Material =>
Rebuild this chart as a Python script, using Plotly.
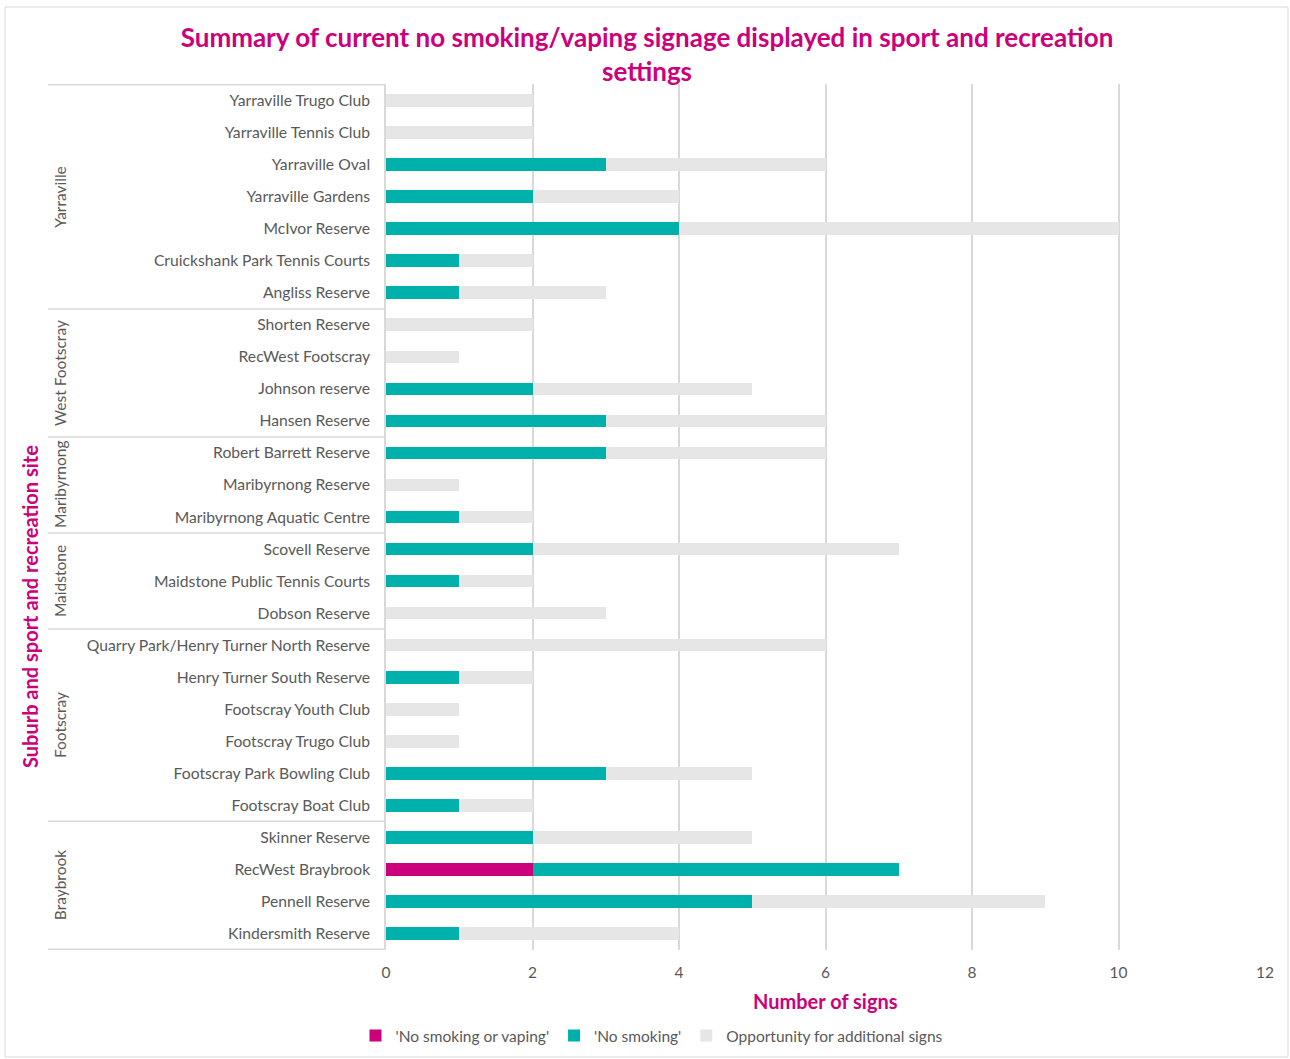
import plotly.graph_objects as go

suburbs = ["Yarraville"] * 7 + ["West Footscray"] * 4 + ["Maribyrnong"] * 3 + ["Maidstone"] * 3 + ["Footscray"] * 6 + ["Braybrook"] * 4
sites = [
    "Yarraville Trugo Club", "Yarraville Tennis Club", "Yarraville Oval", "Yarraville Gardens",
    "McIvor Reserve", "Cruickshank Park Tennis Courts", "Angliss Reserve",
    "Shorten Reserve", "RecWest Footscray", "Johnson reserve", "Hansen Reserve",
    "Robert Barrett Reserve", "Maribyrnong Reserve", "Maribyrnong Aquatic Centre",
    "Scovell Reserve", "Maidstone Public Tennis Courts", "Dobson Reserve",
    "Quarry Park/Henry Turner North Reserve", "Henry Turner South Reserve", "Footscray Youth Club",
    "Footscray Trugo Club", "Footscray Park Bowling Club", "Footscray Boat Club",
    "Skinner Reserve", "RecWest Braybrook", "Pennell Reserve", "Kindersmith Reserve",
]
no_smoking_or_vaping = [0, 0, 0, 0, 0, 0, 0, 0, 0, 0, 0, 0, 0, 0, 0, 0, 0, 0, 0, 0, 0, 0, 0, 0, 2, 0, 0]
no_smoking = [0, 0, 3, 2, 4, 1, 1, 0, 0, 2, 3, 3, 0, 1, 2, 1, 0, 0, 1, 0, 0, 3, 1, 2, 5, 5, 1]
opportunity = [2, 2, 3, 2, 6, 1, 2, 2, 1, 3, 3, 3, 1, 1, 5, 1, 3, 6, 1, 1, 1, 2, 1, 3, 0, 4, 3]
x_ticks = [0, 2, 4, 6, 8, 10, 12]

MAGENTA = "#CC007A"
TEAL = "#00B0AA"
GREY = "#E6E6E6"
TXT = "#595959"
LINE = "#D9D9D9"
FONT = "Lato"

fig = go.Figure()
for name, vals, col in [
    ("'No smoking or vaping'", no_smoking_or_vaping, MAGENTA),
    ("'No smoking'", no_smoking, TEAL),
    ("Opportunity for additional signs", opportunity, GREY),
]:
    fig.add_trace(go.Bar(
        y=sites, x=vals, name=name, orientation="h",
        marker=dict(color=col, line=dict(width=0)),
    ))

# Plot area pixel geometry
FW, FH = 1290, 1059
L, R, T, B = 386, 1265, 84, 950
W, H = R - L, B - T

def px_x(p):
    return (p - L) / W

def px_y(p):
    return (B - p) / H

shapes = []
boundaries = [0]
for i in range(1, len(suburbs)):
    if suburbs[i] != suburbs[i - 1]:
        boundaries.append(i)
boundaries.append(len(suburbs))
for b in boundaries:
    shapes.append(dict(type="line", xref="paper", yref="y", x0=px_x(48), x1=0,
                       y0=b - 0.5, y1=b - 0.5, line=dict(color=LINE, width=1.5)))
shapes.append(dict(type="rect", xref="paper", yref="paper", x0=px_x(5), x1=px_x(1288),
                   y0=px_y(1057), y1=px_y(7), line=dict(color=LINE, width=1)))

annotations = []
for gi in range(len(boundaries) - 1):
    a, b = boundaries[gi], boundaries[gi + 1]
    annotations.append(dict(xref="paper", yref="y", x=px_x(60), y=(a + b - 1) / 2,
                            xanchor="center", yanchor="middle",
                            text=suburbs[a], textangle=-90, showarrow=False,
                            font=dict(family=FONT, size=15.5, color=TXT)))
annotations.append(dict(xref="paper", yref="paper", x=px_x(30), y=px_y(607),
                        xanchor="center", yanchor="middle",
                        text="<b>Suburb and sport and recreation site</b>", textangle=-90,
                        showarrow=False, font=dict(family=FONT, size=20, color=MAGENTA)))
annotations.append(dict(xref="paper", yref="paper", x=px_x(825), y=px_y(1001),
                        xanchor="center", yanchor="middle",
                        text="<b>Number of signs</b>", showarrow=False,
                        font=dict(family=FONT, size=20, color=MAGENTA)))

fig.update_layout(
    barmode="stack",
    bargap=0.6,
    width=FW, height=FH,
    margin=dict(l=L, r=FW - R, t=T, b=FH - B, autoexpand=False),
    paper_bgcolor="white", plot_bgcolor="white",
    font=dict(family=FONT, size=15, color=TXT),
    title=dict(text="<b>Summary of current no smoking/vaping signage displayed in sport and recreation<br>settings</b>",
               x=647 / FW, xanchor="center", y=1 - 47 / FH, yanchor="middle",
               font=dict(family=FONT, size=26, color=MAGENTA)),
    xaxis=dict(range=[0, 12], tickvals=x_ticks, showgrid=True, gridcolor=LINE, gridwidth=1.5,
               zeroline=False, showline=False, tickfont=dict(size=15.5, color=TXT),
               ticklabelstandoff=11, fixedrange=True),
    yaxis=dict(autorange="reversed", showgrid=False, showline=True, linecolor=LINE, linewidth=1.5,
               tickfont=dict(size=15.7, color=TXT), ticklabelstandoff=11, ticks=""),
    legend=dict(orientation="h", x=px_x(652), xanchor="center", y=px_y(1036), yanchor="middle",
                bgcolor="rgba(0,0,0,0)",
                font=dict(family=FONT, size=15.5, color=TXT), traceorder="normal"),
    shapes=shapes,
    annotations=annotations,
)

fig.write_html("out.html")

Task => Return exactly what appears from the opening line of the material through the line with "import plotly.graph_objects as go", apart from the pictures.

The result =>
Rebuild this chart as a Python script, using Plotly.
import plotly.graph_objects as go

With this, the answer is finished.